Il primato scientifico dell’Antropologia, inoltre, secondo Tylor, si affermava in quanto consentiva di capire la contemporaneità tenendo presente i dati culturali ricavati dallo studio degli stadi evolutivi precedenti. Nel manuale divulgativo intitolato Anthropology, pubblicato nel 1881, egli al riguardo sostiene che «le tribù selvagge e barbare rappresentano più o meno gli stadi culturali attraverso i quali sono passati tanto tempo fa i nostri progenitori … I loro costumi e le loro leggi spesso ci spiegano, in modo che altrimenti ci sarebbe difficile concepire, il senso e le cause profonde dei nostri» (Tylor 1881, p. 401). In pratica, la «scienza delle società primitive» costituiva una sorta di grimaldello per capire la «civiltà» dell’umanità contemporanea, nella quale quella della Gran Bretagna vittoriana nel secolo 19° aveva raggiunto il vertice.

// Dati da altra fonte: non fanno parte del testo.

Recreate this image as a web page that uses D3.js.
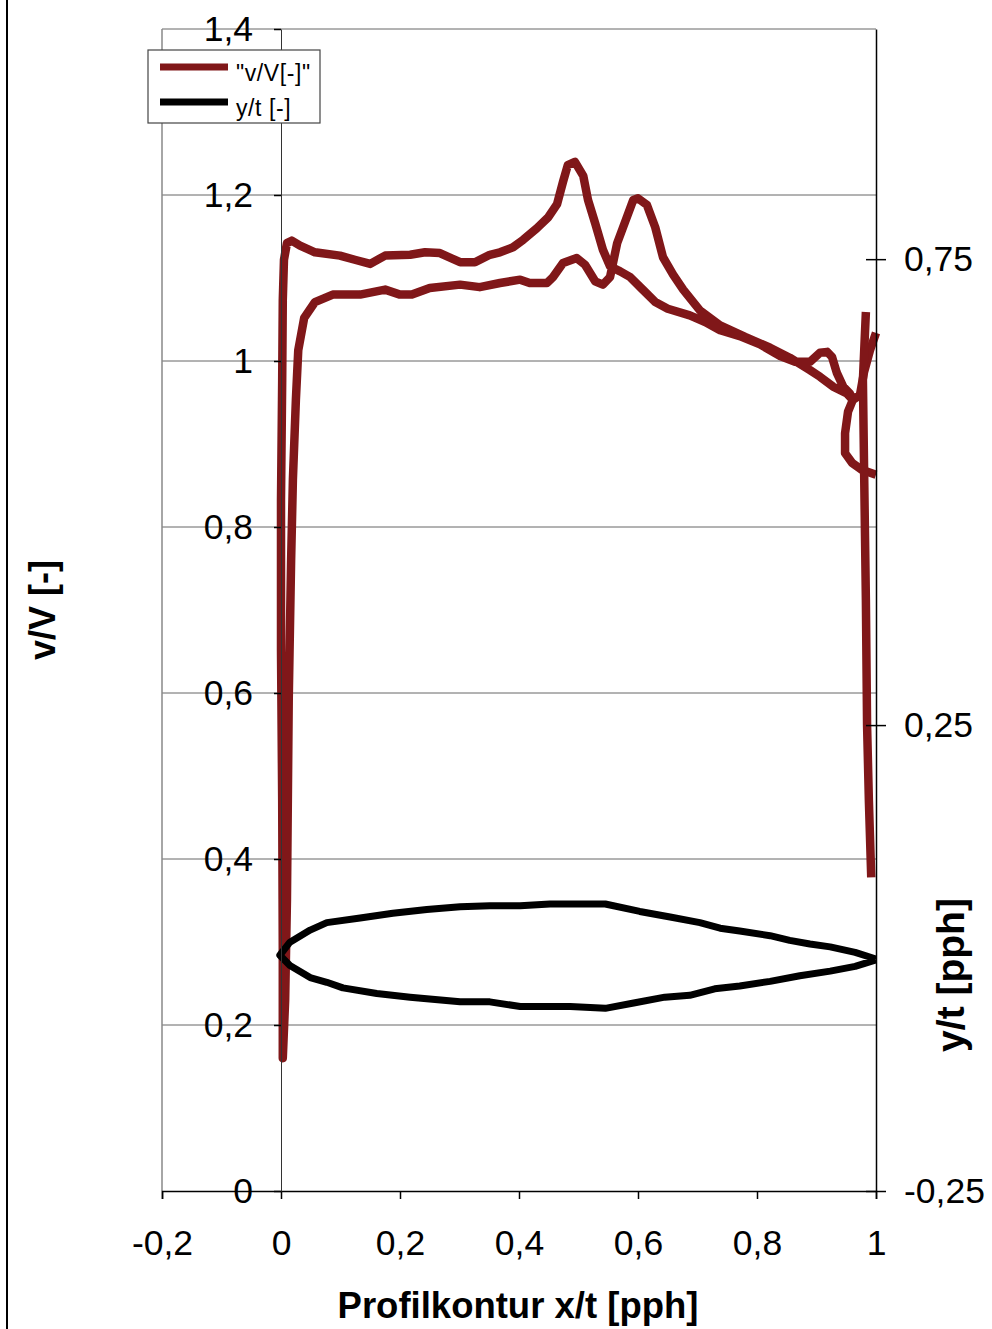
<!DOCTYPE html>
<html>
<head>
<meta charset="utf-8">
<script src="https://cdn.jsdelivr.net/npm/d3@7"></script>
<style>
  body { margin: 0; background: #fff; }
  svg { display: block; font-family: "Liberation Sans", Arial, sans-serif; }
</style>
</head>
<body>
<svg id="chart" width="992" height="1329"></svg>
<script>
// v/V along the contour: upper surface from trailing edge to leading edge
const upperX = [1.0,0.990,0.980,0.973,0.961,0.956,0.945,0.934,0.926,0.918,
  0.906,0.889,0.864,0.839,0.805,0.771,0.738,0.713,0.687,0.650,
  0.629,0.608,0.587,0.570,0.553,0.541,0.528,0.516,0.508,0.494,
  0.482,0.474,0.464,0.449,0.430,0.407,0.390,0.368,0.351,0.326,
  0.301,0.267,0.242,0.217,0.175,0.150,0.124,0.099,0.057,0.032,
  0.018,0.010,0.005,0.003,0.002,0.0,0.0,0.002,0.003,0.003];
const upperV = [1.034,1.013,0.987,0.959,0.953,0.961,0.969,0.986,1.005,1.011,
  1.010,0.999,0.999,1.006,1.020,1.030,1.037,1.047,1.055,1.063,
  1.071,1.086,1.101,1.108,1.114,1.134,1.166,1.194,1.223,1.240,
  1.236,1.216,1.189,1.173,1.160,1.146,1.137,1.131,1.128,1.119,
  1.119,1.130,1.131,1.128,1.127,1.117,1.122,1.127,1.131,1.139,
  1.145,1.142,1.122,1.073,0.977,0.833,0.652,0.471,0.290,0.160];
// lower surface, leading edge to trailing edge
const lowerX = [0.007,0.010,0.013,0.017,0.020,0.025,0.029,0.039,0.057,0.087,
  0.133,0.175,0.200,0.220,0.250,0.301,0.334,0.368,0.402,0.418,
  0.447,0.457,0.474,0.497,0.511,0.528,0.541,0.553,0.565,0.578,
  0.592,0.600,0.615,0.629,0.642,0.659,0.676,0.704,0.738,0.780,
  0.822,0.855,0.889,0.906,0.928,0.951,0.961,0.953,0.948,0.948,
  0.960,0.976,1.0];
const lowerV = [0.230,0.351,0.592,0.760,0.857,0.953,1.013,1.052,1.071,1.080,
  1.080,1.086,1.080,1.080,1.088,1.092,1.089,1.094,1.098,1.094,
  1.094,1.101,1.118,1.124,1.116,1.096,1.092,1.101,1.142,1.167,
  1.194,1.196,1.188,1.161,1.125,1.104,1.086,1.061,1.043,1.029,
  1.016,1.004,0.989,0.981,0.969,0.961,0.953,0.939,0.913,0.889,
  0.877,0.869,0.863];
// separate piece at the trailing edge
const tailX = [0.983,0.978,0.980,0.983,0.985,0.988,0.992];
const tailV = [1.059,0.977,0.869,0.712,0.561,0.471,0.378];

// profile contour y/t (secondary axis)
const profUpX = [-0.002,0.015,0.049,0.077,0.133,0.188,0.245,0.301,0.351,0.402,
  0.452,0.503,0.545,0.603,0.654,0.704,0.738,0.771,0.822,0.855,0.889,0.923,0.965,1.0];
const profUpY = [0.003,0.017,0.030,0.038,0.043,0.048,0.052,0.055,0.056,0.056,
  0.058,0.058,0.058,0.050,0.044,0.038,0.032,0.029,0.024,0.019,0.015,0.012,0.006,-0.001];
const profLoX = [-0.002,0.015,0.049,0.077,0.104,0.161,0.217,0.301,0.351,0.402,
  0.486,0.545,0.595,0.645,0.687,0.729,0.771,0.822,0.872,0.923,0.965,1.0];
const profLoY = [0.003,-0.008,-0.021,-0.026,-0.032,-0.038,-0.042,-0.047,-0.047,-0.052,
  -0.052,-0.054,-0.048,-0.042,-0.040,-0.033,-0.030,-0.025,-0.019,-0.014,-0.009,-0.002];

const xTicks = [-0.2,0,0.2,0.4,0.6,0.8,1];
const yTicks = [0,0.2,0.4,0.6,0.8,1,1.2,1.4];
const y2Ticks = [-0.25,0.25,0.75];

const red = "#801719";
const fmt = d => String(+d.toFixed(2)).replace(".", ",");

const svg = d3.select("#chart");
const x = d3.scaleLinear().domain([-0.2, 1]).range([162, 876]);
const y = d3.scaleLinear().domain([0, 1.4]).range([1191, 29]);
const y2 = d3.scaleLinear().domain([-0.25, 0.997]).range([1191, 29]);

// page edge line
svg.append("line").attr("x1", 7).attr("x2", 7).attr("y1", 0).attr("y2", 1329)
  .attr("stroke", "#000").attr("stroke-width", 2);

// gridlines + plot frame
svg.append("g").selectAll("line").data(yTicks.slice(1)).join("line")
  .attr("x1", x(-0.2)).attr("x2", x(1)).attr("y1", d => y(d)).attr("y2", d => y(d))
  .attr("stroke", "#666").attr("stroke-width", 1);
svg.append("line").attr("x1", x(-0.2)).attr("x2", x(-0.2)).attr("y1", y(1.4)).attr("y2", y(0))
  .attr("stroke", "#888").attr("stroke-width", 1.5);

// series
const lineV = d3.line().x(d => x(d[0])).y(d => y(d[1]));
const lineY = d3.line().x(d => x(d[0])).y(d => y2(d[1]));

const vMain = upperX.map((d, i) => [d, upperV[i]]).concat(lowerX.map((d, i) => [d, lowerV[i]]));
const vTail = tailX.map((d, i) => [d, tailV[i]]);
const prof = profUpX.map((d, i) => [d, profUpY[i]]).reverse()
  .concat(profLoX.map((d, i) => [d, profLoY[i]]).slice(1));

svg.append("path").datum(vMain).attr("d", lineV)
  .attr("fill", "none").attr("stroke", red).attr("stroke-width", 8.5).attr("stroke-linejoin", "round");
svg.append("path").datum(vTail).attr("d", lineV)
  .attr("fill", "none").attr("stroke", red).attr("stroke-width", 8.5).attr("stroke-linejoin", "round");
svg.append("path").datum(prof).attr("d", lineY)
  .attr("fill", "none").attr("stroke", "#000").attr("stroke-width", 7).attr("stroke-linejoin", "round");

// axes
const axisFont = g => g.selectAll("text").attr("font-size", 35.5).attr("fill", "#000")
  .attr("font-family", "'Liberation Sans', Arial, sans-serif");

svg.append("g").attr("transform", `translate(0,${y(0)})`)
  .call(d3.axisBottom(x).tickValues(xTicks).tickFormat(fmt).tickSize(8).tickPadding(31))
  .call(g => g.select(".domain").attr("stroke", "#000").attr("stroke-width", 1.5))
  .call(g => g.selectAll(".tick line").attr("stroke", "#000").attr("stroke-width", 1.5))
  .call(axisFont);

svg.append("g").attr("transform", `translate(${x(0)},0)`)
  .call(d3.axisLeft(y).tickValues(yTicks).tickFormat(fmt).tickSize(7).tickSizeOuter(0).tickPadding(21))
  .call(g => g.select(".domain").attr("stroke", "#333").attr("stroke-width", 1))
  .call(g => g.selectAll(".tick line").attr("stroke", "#000").attr("stroke-width", 1.5))
  .call(axisFont);

svg.append("g").attr("transform", `translate(${x(1)},0)`)
  .call(d3.axisRight(y2).tickValues(y2Ticks).tickFormat(fmt).tickSize(10).tickSizeOuter(0).tickPadding(18))
  .call(g => g.select(".domain").attr("stroke", "#000").attr("stroke-width", 1.5))
  .call(g => g.selectAll(".tick line").attr("stroke", "#000").attr("stroke-width", 1.5))
  .call(axisFont);
svg.append("g").attr("transform", `translate(${x(1)},0)`)
  .call(d3.axisRight(y2).tickValues(y2Ticks).tickFormat("").tickSize(-10))
  .call(g => g.select(".domain").remove())
  .call(g => g.selectAll(".tick line").attr("stroke", "#000").attr("stroke-width", 1.5));

// titles
svg.append("text").attr("x", 518).attr("y", 1318).attr("text-anchor", "middle")
  .attr("font-size", 36.5).attr("font-weight", "bold").text("Profilkontur x/t [pph]");
svg.append("text").attr("transform", "translate(55,610) rotate(-90)").attr("text-anchor", "middle")
  .attr("font-size", 36).attr("font-weight", "bold").text("v/V [-]");
svg.append("text").attr("transform", "translate(964,975) rotate(-90)").attr("text-anchor", "middle")
  .attr("font-size", 39).attr("font-weight", "bold").text("y/t [pph]");

// legend
const legend = svg.append("g").attr("transform", "translate(148,50)");
legend.append("rect").attr("width", 172).attr("height", 73)
  .attr("fill", "#fff").attr("stroke", "#444").attr("stroke-width", 1.2);
const items = [{ name: "\"v/V[-]\"", color: red }, { name: "y/t [-]", color: "#000" }];
items.forEach((it, i) => {
  const yy = 17 + i * 35;
  legend.append("line").attr("x1", 12).attr("x2", 80).attr("y1", yy).attr("y2", yy)
    .attr("stroke", it.color).attr("stroke-width", 7);
  legend.append("text").attr("x", 88).attr("y", yy + 14).attr("font-size", 23)
    .attr("letter-spacing", 0.6).text(it.name);
});
</script>
</body>
</html>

Intanto, dopo aver constatato che la grande battaglia in favore dell’analisi evoluzionistica sull’origine e lo sviluppo culturale dell’umanità fosse definitivamente vinta e come fosse giunto il momento che altri rivisitassero gli indirizzi teorico-metodologici dell’antropologia, nel 1909 Tylor lasciò l’insegnamento universitario; nel 1917 morì a Wellington mentre era occupato ad una revisione delle teorie e dei metodi dell’antropologia che aveva fondato.